Savige's parents were Albert (Bert) Savige and his wife Alice Long. His grandfather John Savige arrived in Australia as a free settler in 1852 from Towcester, Northampton, England. In 1856 at Bendigo he married Emma Russell, a native of Wales. After fossicking for gold for several years, he proceeded to clear, farm and settle areas of Victoria such as Lake Condah in the Western District and Narracan and Moe in Gippsland. Savige was a first cousin of Lieutenant General Sir Stanley Savige.

== World War II ==
Savige enlisted in the 2nd AIF and served as a captain in the 2/7th Battalion in North Africa, where he was awarded the Military Cross at Bardia and was twice mentioned in despatches. From Libya the battalion was ordered to Greece and then to Crete where he was taken prisoner by the Germans.

== After the War ==
After his discharge from the army, Savige had to rebuild the family farm in Moe and became involved in many community organizations including the Anglican Church, Legacy, Rotary, Moe High School Council and the Moe Co-operative Dairying Co. (chairman of the board).
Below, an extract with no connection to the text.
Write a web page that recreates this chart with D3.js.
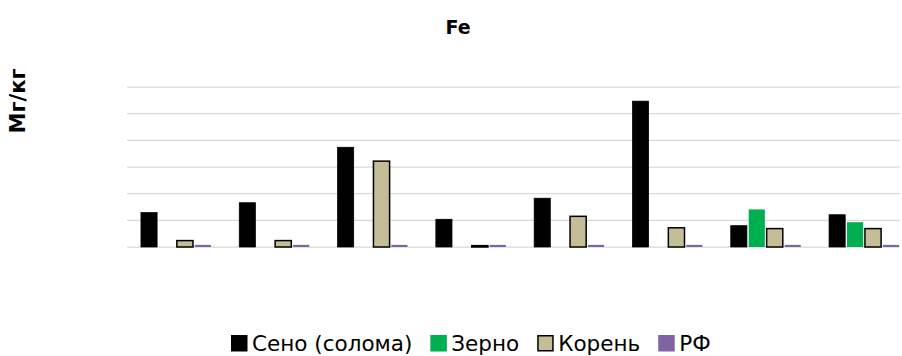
<!DOCTYPE html>
<html>
<head>
<meta charset="utf-8">
<script src="https://cdn.jsdelivr.net/npm/d3@7"></script>
<style>
  body { margin: 0; background: #fff; }
  svg { font-family: "DejaVu Sans", sans-serif; }
</style>
</head>
<body>
<svg id="drawing_region"></svg>
<script>
const categories = ['1', '2', '3', '4', '5', '6', '7', '8'];
const seriesNames = ['Сено (солома)', 'Зерно', 'Корень', 'РФ'];
const hay   = [12.9, 16.6, 37.4, 10.4, 18.3, 54.7, 8.0, 12.1];
const grain = [0, 0, 0, 0, 0, 0, 14.1, 9.3];
const root  = [2.4, 2.4, 32.2, 0.5, 11.5, 7.2, 6.9, 6.9];
const rf    = [0.8, 0.8, 0.8, 0.8, 0.8, 0.8, 0.8, 0.8];
const yTicks = [0, 10, 20, 30, 40, 50, 60];

const seriesValues = [hay, grain, root, rf];
const colors  = ['#000000', '#00b050', '#c4bd97', '#8064a2'];
const strokes = ['#000000', 'none', '#000000', 'none'];

const width = 902, height = 356;
const margin = { top: 87, left: 127 };
const plotW = 786;           // plot area runs past the right edge of the picture
const gridW = width - margin.left - 2;
const innerH = 160;

const svg = d3.select('#drawing_region')
    .attr('width', width)
    .attr('height', height);

const chart = svg.append('g')
    .attr('transform', `translate(${margin.left}, ${margin.top})`);

const x0 = d3.scaleBand()
    .domain(categories)
    .range([0, plotW])
    .paddingInner(0.288)
    .paddingOuter(0.142);

const x1 = d3.scaleBand()
    .domain(seriesNames)
    .range([0, x0.bandwidth()])
    .paddingInner(0.1);

const y = d3.scaleLinear()
    .domain([0, 60])
    .range([innerH, 0]);

// gridlines
chart.append('g')
    .selectAll('line')
    .data(yTicks)
    .join('line')
    .attr('x1', 0)
    .attr('x2', gridW)
    .attr('y1', d => y(d))
    .attr('y2', d => y(d))
    .attr('stroke', '#d9d9d9')
    .attr('stroke-width', 1.25);

// bars
const rows = [];
categories.forEach((c, i) => {
    seriesNames.forEach((s, j) => {
        if (seriesValues[j][i] > 0) rows.push({ c, s, j, v: seriesValues[j][i] });
    });
});

chart.append('g')
    .selectAll('rect')
    .data(rows)
    .join('rect')
    .attr('x', d => x0(d.c) + x1(d.s))
    .attr('y', d => y(d.v))
    .attr('width', x1.bandwidth())
    .attr('height', d => y(0) - y(d.v))
    .attr('fill', d => colors[d.j])
    .attr('stroke', d => strokes[d.j])
    .attr('stroke-width', d => d.j === 2 ? 1.5 : 0.75);

// title
svg.append('text')
    .attr('x', 458)
    .attr('y', 34)
    .attr('text-anchor', 'middle')
    .attr('font-size', 19)
    .attr('font-weight', 'bold')
    .text('Fe');

// y label
svg.append('text')
    .attr('transform', 'translate(25, 101) rotate(-90)')
    .attr('text-anchor', 'middle')
    .attr('font-size', 21)
    .attr('font-weight', 'bold')
    .text('Мг/кг');

// legend
const legend = svg.append('g');
let lx = 231;
seriesNames.forEach((s, j) => {
    const g = legend.append('g').attr('transform', `translate(${lx}, 335)`);
    g.append('rect')
        .attr('x', 0.75).attr('y', 0.75)
        .attr('width', 15).attr('height', 15)
        .attr('fill', colors[j])
        .attr('stroke', j === 2 ? '#000' : colors[j])
        .attr('stroke-width', 1.5);
    const t = g.append('text')
        .attr('x', 21)
        .attr('y', 15.5)
        .attr('font-size', 21.5)
        .attr('fill', '#000')
        .text(s);
    lx += 21 + t.node().getComputedTextLength() + 18;
});
</script>
</body>
</html>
From Germany he was nominated and accepted as a member of the Melbourne Cricket Club.

==Scouting==
Savige joined Scouting in 1924. In 1933 he attended the 4th World Scout Jamboree in Hungary, where he met Lord Baden-Powell. After the war, Savige became assistant district commissioner of the Strzelecki District and later, district commissioner of the McDonald District. In 1972 the chief commissioner awarded him the Silver Acorn for exceptional services to Scouting. The Russ Savige Log Cabin, Camp Caringal, Erica was erected in memory of Savige, the plaque being unveiled by his widow, Shirley, on 22 March 1981.